-- Begin --

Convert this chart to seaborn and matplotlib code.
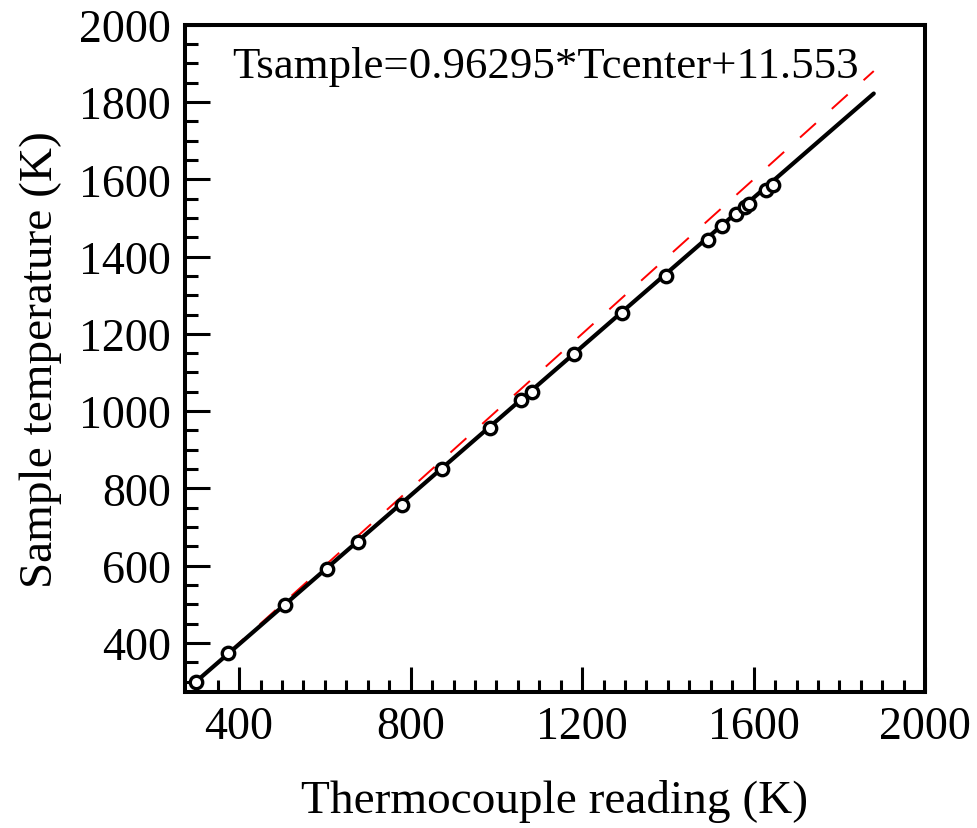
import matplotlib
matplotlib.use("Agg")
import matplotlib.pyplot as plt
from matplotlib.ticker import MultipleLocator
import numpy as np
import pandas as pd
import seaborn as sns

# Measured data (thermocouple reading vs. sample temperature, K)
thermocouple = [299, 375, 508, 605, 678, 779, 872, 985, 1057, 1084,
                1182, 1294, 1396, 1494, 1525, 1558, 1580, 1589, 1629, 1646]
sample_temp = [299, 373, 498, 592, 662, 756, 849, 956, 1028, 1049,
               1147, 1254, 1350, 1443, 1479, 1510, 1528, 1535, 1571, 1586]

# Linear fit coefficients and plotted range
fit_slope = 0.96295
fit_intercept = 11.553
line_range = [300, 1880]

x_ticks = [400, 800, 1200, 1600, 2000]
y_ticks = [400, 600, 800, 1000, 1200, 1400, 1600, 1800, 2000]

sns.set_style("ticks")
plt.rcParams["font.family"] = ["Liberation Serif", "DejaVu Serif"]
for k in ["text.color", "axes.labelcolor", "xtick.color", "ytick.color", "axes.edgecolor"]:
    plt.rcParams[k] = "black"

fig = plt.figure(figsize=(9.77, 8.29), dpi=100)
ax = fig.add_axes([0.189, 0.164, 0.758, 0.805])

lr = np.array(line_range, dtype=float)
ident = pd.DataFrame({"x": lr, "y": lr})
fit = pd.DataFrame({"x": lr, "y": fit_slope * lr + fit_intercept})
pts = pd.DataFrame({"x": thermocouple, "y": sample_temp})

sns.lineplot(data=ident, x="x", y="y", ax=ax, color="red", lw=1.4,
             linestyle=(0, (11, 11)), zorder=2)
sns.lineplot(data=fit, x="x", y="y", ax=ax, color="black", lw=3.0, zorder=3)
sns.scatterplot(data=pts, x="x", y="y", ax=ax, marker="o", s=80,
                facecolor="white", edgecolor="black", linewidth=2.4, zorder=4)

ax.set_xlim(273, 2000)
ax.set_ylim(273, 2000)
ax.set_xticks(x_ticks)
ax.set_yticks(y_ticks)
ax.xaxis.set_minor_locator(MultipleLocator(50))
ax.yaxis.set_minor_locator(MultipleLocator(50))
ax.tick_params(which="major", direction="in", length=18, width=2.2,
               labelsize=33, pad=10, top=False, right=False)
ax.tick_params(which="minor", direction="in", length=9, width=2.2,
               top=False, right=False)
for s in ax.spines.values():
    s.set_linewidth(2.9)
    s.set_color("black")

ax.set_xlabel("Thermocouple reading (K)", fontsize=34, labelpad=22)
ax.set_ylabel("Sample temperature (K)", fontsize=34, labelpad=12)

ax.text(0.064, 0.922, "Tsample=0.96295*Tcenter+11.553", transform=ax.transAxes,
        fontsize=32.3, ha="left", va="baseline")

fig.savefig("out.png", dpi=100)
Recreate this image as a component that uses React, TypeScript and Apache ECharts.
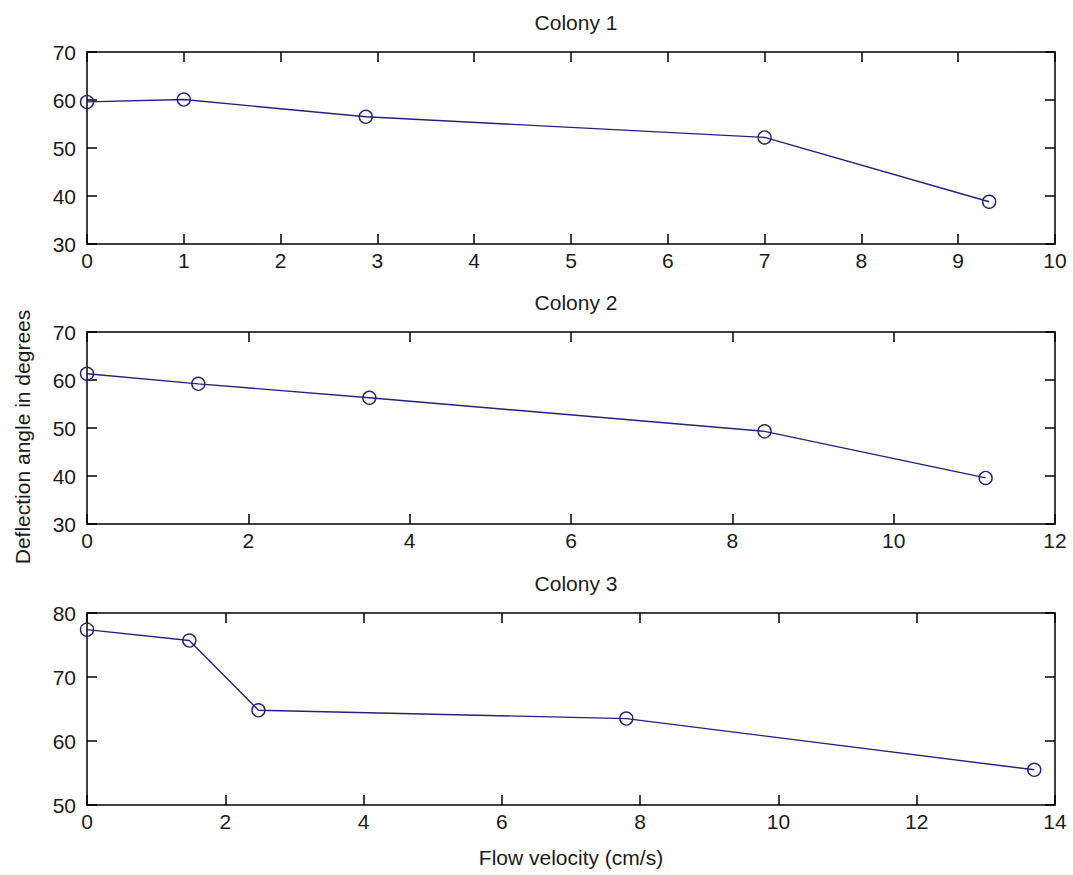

-- End --

- What you should do
Begin at the first line of the material and copy each line exactly through the one containing "y_ticks = [400, 600, 800, 1000, 1200, 1400, 1600, 1800, 2000]". Omit pictures.

- Answer to this task
Convert this chart to seaborn and matplotlib code.
import matplotlib
matplotlib.use("Agg")
import matplotlib.pyplot as plt
from matplotlib.ticker import MultipleLocator
import numpy as np
import pandas as pd
import seaborn as sns

# Measured data (thermocouple reading vs. sample temperature, K)
thermocouple = [299, 375, 508, 605, 678, 779, 872, 985, 1057, 1084,
                1182, 1294, 1396, 1494, 1525, 1558, 1580, 1589, 1629, 1646]
sample_temp = [299, 373, 498, 592, 662, 756, 849, 956, 1028, 1049,
               1147, 1254, 1350, 1443, 1479, 1510, 1528, 1535, 1571, 1586]

# Linear fit coefficients and plotted range
fit_slope = 0.96295
fit_intercept = 11.553
line_range = [300, 1880]

x_ticks = [400, 800, 1200, 1600, 2000]
y_ticks = [400, 600, 800, 1000, 1200, 1400, 1600, 1800, 2000]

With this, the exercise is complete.